## Task details
Copy out exactly the lines from the start of the data to the line containing "(0,0) rectangle (1292,673);". Include both.

## Raw data
········

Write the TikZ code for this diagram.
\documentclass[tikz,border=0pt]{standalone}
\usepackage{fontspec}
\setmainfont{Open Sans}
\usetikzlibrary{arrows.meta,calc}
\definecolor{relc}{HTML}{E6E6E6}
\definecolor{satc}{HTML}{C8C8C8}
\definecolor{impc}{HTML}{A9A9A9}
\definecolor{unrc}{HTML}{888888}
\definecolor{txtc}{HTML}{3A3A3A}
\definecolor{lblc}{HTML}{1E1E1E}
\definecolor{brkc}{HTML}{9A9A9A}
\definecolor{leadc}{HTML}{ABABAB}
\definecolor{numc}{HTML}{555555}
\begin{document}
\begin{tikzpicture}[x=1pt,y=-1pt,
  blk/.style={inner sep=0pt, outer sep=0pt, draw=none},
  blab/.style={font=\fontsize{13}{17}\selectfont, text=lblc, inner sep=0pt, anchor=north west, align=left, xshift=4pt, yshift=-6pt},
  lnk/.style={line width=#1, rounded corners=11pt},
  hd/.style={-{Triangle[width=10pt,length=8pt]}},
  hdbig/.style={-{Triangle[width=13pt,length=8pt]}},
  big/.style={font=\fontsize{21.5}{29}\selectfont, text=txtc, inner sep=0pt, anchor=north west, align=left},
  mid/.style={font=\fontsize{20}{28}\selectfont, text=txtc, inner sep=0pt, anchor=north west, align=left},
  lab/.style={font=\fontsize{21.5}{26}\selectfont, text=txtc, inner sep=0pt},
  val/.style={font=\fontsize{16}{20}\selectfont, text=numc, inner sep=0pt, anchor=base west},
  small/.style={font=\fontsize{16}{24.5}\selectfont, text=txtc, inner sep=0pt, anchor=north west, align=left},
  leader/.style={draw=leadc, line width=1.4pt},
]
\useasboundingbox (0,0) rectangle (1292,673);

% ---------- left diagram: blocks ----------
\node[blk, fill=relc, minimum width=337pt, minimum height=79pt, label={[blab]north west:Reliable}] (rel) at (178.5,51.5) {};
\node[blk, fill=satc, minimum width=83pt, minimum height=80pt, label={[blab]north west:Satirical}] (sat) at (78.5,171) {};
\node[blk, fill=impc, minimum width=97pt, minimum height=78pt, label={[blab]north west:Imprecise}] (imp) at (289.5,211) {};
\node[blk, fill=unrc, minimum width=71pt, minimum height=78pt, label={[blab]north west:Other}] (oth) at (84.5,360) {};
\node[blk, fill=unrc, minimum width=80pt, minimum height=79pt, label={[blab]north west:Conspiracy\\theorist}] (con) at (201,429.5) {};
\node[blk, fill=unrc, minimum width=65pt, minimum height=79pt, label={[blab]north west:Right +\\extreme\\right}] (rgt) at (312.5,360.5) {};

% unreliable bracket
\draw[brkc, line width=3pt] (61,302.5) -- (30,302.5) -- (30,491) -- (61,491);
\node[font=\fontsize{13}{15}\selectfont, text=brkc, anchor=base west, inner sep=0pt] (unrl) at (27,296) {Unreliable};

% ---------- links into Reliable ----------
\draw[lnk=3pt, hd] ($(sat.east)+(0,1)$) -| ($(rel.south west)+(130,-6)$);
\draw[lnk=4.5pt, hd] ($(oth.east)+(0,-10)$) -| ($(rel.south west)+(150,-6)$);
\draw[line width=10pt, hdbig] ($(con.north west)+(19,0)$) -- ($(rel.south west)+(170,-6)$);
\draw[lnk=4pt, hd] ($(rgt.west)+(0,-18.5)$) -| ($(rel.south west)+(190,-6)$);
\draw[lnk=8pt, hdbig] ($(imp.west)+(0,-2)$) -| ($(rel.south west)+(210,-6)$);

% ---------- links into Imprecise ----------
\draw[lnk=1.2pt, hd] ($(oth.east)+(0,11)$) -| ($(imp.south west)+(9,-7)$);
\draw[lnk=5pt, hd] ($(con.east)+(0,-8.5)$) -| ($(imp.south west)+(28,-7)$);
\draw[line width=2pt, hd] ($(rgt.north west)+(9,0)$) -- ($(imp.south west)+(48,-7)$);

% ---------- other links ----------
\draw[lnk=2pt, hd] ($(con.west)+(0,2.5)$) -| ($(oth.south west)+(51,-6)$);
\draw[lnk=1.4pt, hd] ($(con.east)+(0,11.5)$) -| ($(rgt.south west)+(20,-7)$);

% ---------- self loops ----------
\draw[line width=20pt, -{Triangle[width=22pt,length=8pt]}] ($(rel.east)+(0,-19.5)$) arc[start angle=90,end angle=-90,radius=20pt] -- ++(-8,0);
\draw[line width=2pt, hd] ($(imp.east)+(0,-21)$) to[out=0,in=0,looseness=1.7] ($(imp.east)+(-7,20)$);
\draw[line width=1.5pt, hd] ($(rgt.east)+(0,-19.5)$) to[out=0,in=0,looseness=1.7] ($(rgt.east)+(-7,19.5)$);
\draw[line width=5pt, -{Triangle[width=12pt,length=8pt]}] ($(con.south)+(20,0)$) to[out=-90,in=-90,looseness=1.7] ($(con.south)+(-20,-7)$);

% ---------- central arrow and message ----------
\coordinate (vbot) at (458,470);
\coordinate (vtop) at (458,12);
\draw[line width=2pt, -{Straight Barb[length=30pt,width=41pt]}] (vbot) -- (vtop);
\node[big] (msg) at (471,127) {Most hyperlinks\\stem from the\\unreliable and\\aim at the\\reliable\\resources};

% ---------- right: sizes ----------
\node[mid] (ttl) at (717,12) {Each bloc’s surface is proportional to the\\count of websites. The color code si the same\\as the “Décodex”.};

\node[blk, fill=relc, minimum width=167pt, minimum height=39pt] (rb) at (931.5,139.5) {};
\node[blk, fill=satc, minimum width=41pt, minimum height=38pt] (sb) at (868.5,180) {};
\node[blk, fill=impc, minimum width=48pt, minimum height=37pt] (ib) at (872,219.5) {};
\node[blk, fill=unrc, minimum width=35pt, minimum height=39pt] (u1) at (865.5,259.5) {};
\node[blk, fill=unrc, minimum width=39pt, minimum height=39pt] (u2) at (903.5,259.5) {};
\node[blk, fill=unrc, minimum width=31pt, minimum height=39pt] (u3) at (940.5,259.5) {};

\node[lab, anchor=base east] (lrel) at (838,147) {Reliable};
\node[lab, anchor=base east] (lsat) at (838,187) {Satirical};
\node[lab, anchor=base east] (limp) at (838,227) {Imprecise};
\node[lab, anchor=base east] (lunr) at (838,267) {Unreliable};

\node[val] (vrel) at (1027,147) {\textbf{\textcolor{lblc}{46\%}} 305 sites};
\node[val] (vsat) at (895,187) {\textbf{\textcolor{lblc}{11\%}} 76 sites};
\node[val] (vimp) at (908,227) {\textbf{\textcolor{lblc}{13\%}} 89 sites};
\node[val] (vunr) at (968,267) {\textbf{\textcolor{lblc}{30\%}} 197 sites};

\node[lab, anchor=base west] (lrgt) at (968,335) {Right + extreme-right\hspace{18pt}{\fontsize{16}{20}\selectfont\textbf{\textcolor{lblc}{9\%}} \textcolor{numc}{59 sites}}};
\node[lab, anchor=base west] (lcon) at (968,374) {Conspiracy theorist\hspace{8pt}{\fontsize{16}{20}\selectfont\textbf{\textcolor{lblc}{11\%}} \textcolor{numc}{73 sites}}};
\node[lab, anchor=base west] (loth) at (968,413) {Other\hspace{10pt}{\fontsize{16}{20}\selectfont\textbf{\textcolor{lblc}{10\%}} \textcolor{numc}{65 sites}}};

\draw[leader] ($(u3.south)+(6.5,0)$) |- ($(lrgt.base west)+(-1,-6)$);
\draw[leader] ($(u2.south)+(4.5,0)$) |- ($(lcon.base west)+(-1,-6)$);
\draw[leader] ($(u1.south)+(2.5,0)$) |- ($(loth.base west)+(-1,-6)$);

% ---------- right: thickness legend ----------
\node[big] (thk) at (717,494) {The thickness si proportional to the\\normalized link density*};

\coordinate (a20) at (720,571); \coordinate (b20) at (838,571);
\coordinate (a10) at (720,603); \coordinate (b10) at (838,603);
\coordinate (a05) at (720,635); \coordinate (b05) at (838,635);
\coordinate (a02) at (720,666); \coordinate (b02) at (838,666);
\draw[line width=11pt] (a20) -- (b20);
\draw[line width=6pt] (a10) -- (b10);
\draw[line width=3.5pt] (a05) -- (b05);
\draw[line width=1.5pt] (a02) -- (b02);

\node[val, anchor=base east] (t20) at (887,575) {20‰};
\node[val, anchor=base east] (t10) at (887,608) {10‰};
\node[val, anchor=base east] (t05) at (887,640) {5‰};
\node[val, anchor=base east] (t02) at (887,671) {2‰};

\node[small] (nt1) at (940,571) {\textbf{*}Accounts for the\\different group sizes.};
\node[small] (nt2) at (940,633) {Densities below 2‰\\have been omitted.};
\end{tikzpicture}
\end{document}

········

## Answer for the task
Write the TikZ code for this diagram.
\documentclass[tikz,border=0pt]{standalone}
\usepackage{fontspec}
\setmainfont{Open Sans}
\usetikzlibrary{arrows.meta,calc}
\definecolor{relc}{HTML}{E6E6E6}
\definecolor{satc}{HTML}{C8C8C8}
\definecolor{impc}{HTML}{A9A9A9}
\definecolor{unrc}{HTML}{888888}
\definecolor{txtc}{HTML}{3A3A3A}
\definecolor{lblc}{HTML}{1E1E1E}
\definecolor{brkc}{HTML}{9A9A9A}
\definecolor{leadc}{HTML}{ABABAB}
\definecolor{numc}{HTML}{555555}
\begin{document}
\begin{tikzpicture}[x=1pt,y=-1pt,
  blk/.style={inner sep=0pt, outer sep=0pt, draw=none},
  blab/.style={font=\fontsize{13}{17}\selectfont, text=lblc, inner sep=0pt, anchor=north west, align=left, xshift=4pt, yshift=-6pt},
  lnk/.style={line width=#1, rounded corners=11pt},
  hd/.style={-{Triangle[width=10pt,length=8pt]}},
  hdbig/.style={-{Triangle[width=13pt,length=8pt]}},
  big/.style={font=\fontsize{21.5}{29}\selectfont, text=txtc, inner sep=0pt, anchor=north west, align=left},
  mid/.style={font=\fontsize{20}{28}\selectfont, text=txtc, inner sep=0pt, anchor=north west, align=left},
  lab/.style={font=\fontsize{21.5}{26}\selectfont, text=txtc, inner sep=0pt},
  val/.style={font=\fontsize{16}{20}\selectfont, text=numc, inner sep=0pt, anchor=base west},
  small/.style={font=\fontsize{16}{24.5}\selectfont, text=txtc, inner sep=0pt, anchor=north west, align=left},
  leader/.style={draw=leadc, line width=1.4pt},
]
\useasboundingbox (0,0) rectangle (1292,673);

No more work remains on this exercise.